Logo Polskiego Radia
IAR
Izabela Zabłocka 05.02.2014

Przesyłki nie docierają do sądów

Z powodu opóźnień w dostarczaniu korespondencji sądowi elektronicznemu grozi zablokowanie pracy. Szacuje, że nie dotarły do niego dziesiątki tysięcy przesyłek.
Zdjęcie ilustracyjneZdjęcie ilustracyjnesxc.hu/public domain

Sądy wciąż skarżą się na opóźnienia. Minął miesiąc, od kiedy ich przesyłki dostarcza Polska Grupa Pocztowa.

Niestety to zadanie przerosło możliwości tego podmiotu - ocenia rzecznik sądu apelacyjnego w Lublinie sędzia Cezary Wójcik. - Mieliśmy pismo wysłane 3 stycznia do kancelarii adwokackiej w pobliżu naszej instytucji. Doręczono je 15 stycznia, dowód doręczenia dotarł do sądu 27 stycznia. Ta sytuacja pokazuje skalę opóźnień, choć nie można powiedzieć, że to klęska - mówi Wójcik.

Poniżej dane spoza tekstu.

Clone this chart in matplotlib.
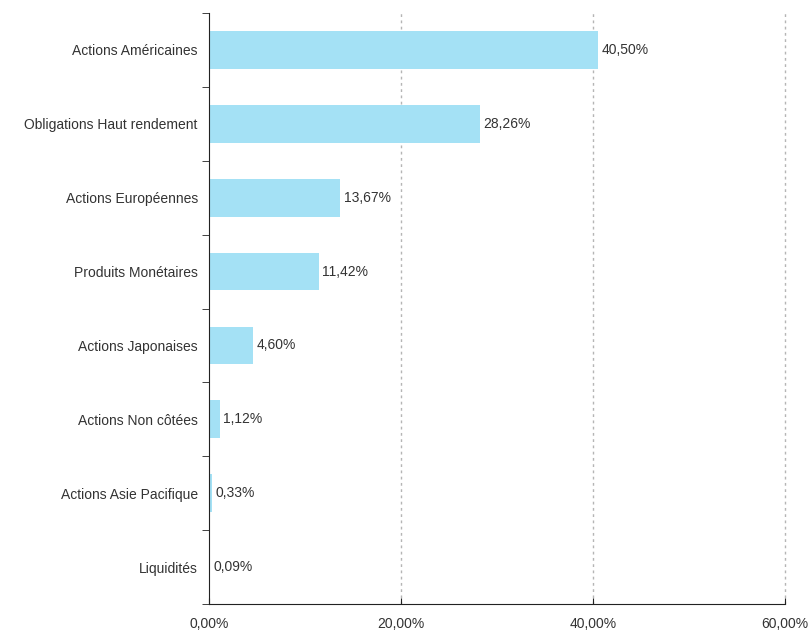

Większe problemy ma też sąd elektroniczny, któremu z powodu opóźnień grozi paraliż. Szacuje się , że nie dostarczono tam dziesiątek tysięcy przesyłek.

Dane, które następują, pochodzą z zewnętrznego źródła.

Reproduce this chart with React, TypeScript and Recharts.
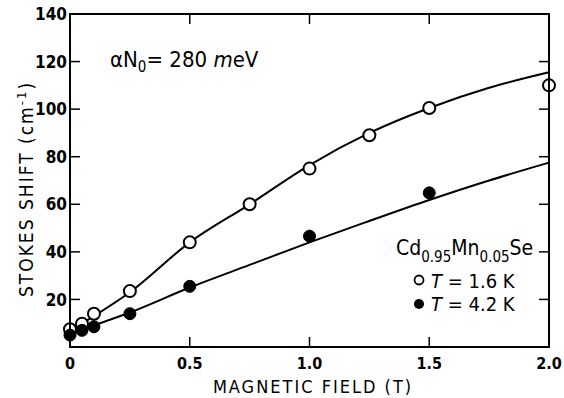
import React from 'react'
import { ComposedChart, Line, Scatter, XAxis, YAxis } from 'recharts'

// measured points, T = 1.6 K (open) and T = 4.2 K (filled)
const fieldOpen = [0, 0.05, 0.1, 0.25, 0.5, 0.75, 1.0, 1.25, 1.5, 2.0]
const shiftOpen = [7.5, 9.8, 14, 23.5, 44, 60, 75, 89, 100.5, 110]
const fieldFilled = [0, 0.05, 0.1, 0.25, 0.5, 1.0, 1.5]
const shiftFilled = [5, 7, 8.5, 14, 25.5, 46.6, 64.8]

// fitted curves
const fitField = [0, 0.1, 0.25, 0.5, 0.75, 1.0, 1.25, 1.5, 1.75, 2.0]
const fitOpen = [7, 13, 23, 44, 60, 76.5, 90, 100.5, 109, 115.5]
const fitFilled = [5, 9, 14.5, 25, 34.5, 44, 53, 61.8, 70, 77.5]

const xTicks = [0, 0.5, 1.0, 1.5, 2.0]
const yTicks = [20, 40, 60, 80, 100, 120, 140]

const W = 564
const H = 398
const LEFT = 70
const TOP = 14
const RIGHT = 549
const BOTTOM = 347
const TICK_LEN = 10
const FONT = '"DejaVu Sans Condensed", "DejaVu Sans", sans-serif'

const zip = (xs: number[], ys: number[]) => xs.map((x, i) => ({ x, y: ys[i] }))
const openPts = zip(fieldOpen, shiftOpen)
const filledPts = zip(fieldFilled, shiftFilled)
const fitOpenPts = zip(fitField, fitOpen)
const fitFilledPts = zip(fitField, fitFilled)

function YTick(props: any) {
  const { y, payload } = props
  const v = payload.value
  const inner = v !== 140
  return (
    <g>
      {inner && <line x1={LEFT} x2={LEFT + TICK_LEN} y1={y} y2={y} stroke="#000" strokeWidth={1.5} />}
      {inner && <line x1={RIGHT - TICK_LEN} x2={RIGHT} y1={y} y2={y} stroke="#000" strokeWidth={1.5} />}
      <text x={LEFT - 3} y={y} dy="0.36em" textAnchor="end" fontFamily={FONT} fontWeight="bold" fontSize={17} fill="#000">
        {v}
      </text>
    </g>
  )
}

function XTick(props: any) {
  const { x, payload } = props
  const v = payload.value
  const inner = v > 0 && v < 2
  return (
    <g>
      {inner && <line x1={x} x2={x} y1={BOTTOM} y2={BOTTOM - TICK_LEN} stroke="#000" strokeWidth={1.5} />}
      {inner && <line x1={x} x2={x} y1={TOP} y2={TOP + TICK_LEN} stroke="#000" strokeWidth={1.5} />}
      <text x={x} y={BOTTOM + 16} dy="0.36em" textAnchor="middle" fontFamily={FONT} fontWeight="bold" fontSize={16} fill="#000">
        {v === 0 ? '0' : v.toFixed(1)}
      </text>
    </g>
  )
}

const OpenDot = (p: any) => <circle cx={p.cx} cy={p.cy} r={6} fill="#fff" stroke="#000" strokeWidth={2} />
const FilledDot = (p: any) => <circle cx={p.cx} cy={p.cy} r={6} fill="#000" stroke="#000" strokeWidth={1} />

export default function App() {
  return (
    <div style={{ position: 'absolute', left: 0, top: 0, width: W, height: H, background: '#fff' }}>
      <ComposedChart
        width={W}
        height={H}
        margin={{ top: TOP, right: W - RIGHT, bottom: 21, left: 20 }}
      >
        <XAxis
          dataKey="x"
          type="number"
          domain={[0, 2]}
          ticks={xTicks}
          height={30}
          axisLine={false}
          tickLine={false}
          tick={<XTick />}
          allowDuplicatedCategory={false}
        />
        <YAxis
          type="number"
          domain={[0, 140]}
          ticks={yTicks}
          width={50}
          axisLine={false}
          tickLine={false}
          tick={<YTick />}
        />
        <Line data={fitOpenPts} dataKey="y" type="monotone" stroke="#000" strokeWidth={2} dot={false} activeDot={false} isAnimationActive={false} />
        <Line data={fitFilledPts} dataKey="y" type="monotone" stroke="#000" strokeWidth={2} dot={false} activeDot={false} isAnimationActive={false} />
        <Scatter data={openPts} dataKey="y" shape={<OpenDot />} isAnimationActive={false} />
        <Scatter data={filledPts} dataKey="y" shape={<FilledDot />} isAnimationActive={false} />
      </ComposedChart>
      <svg width={W} height={H} style={{ position: 'absolute', left: 0, top: 0, pointerEvents: 'none' }}>
        <rect x={LEFT} y={TOP} width={RIGHT - LEFT} height={BOTTOM - TOP} fill="none" stroke="#000" strokeWidth={2} />
        <text
          transform="translate(26,189) rotate(-90)"
          textAnchor="middle"
          dy="0.36em"
          fontFamily={FONT}
          fontSize={19}
          letterSpacing={2}
          fill="#000"
        >
          STOKES SHIFT (cm<tspan dy={-7} fontSize={13}>-1</tspan><tspan dy={7}>)</tspan>
        </text>
        <text x={313} y={393} textAnchor="middle" fontFamily={FONT} fontSize={18} letterSpacing={2} fill="#000">
          MAGNETIC FIELD (T)
        </text>
        <text x={110} y={67} fontFamily={FONT} fontSize={22} fill="#000">
          αN<tspan dy={5} fontSize={15}>0</tspan>
          <tspan dy={-5}>= 280 </tspan>
          <tspan fontStyle="italic">m</tspan>eV
        </text>
        <text x={396} y={255} fontFamily={FONT} fontSize={21} fill="#000">
          Cd<tspan dy={7} fontSize={15}>0.95</tspan>
          <tspan dy={-7}>Mn</tspan>
          <tspan dy={7} fontSize={15}>0.05</tspan>
          <tspan dy={-7}>Se</tspan>
        </text>
        <circle cx={419} cy={280} r={4.5} fill="#fff" stroke="#000" strokeWidth={1.8} />
        <text x={431} y={288} fontFamily={FONT} fontSize={20} fill="#000">
          <tspan fontStyle="italic">T</tspan> = 1.6 K
        </text>
        <circle cx={419} cy={304} r={5} fill="#000" />
        <text x={431} y={311} fontFamily={FONT} fontSize={20} fill="#000">
          <tspan fontStyle="italic">T</tspan> = 4.2 K
        </text>
      </svg>
    </div>
  )
}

Polska Grupa Pocztowa - współpracująca z InPostem i Ruchem - która od początku roku dostarcza przesyłki sądowe, wygrała przetarg, w którym zlecenie straciła Polska Poczta. Polska Grupa Pocztowa nie ma jednak sieci urzędów, więc jeśli nie odbierzemy listu, doręczyciel może go zostawić na przykład w kiosku Ruchu, z którym PGP podpisała umowę.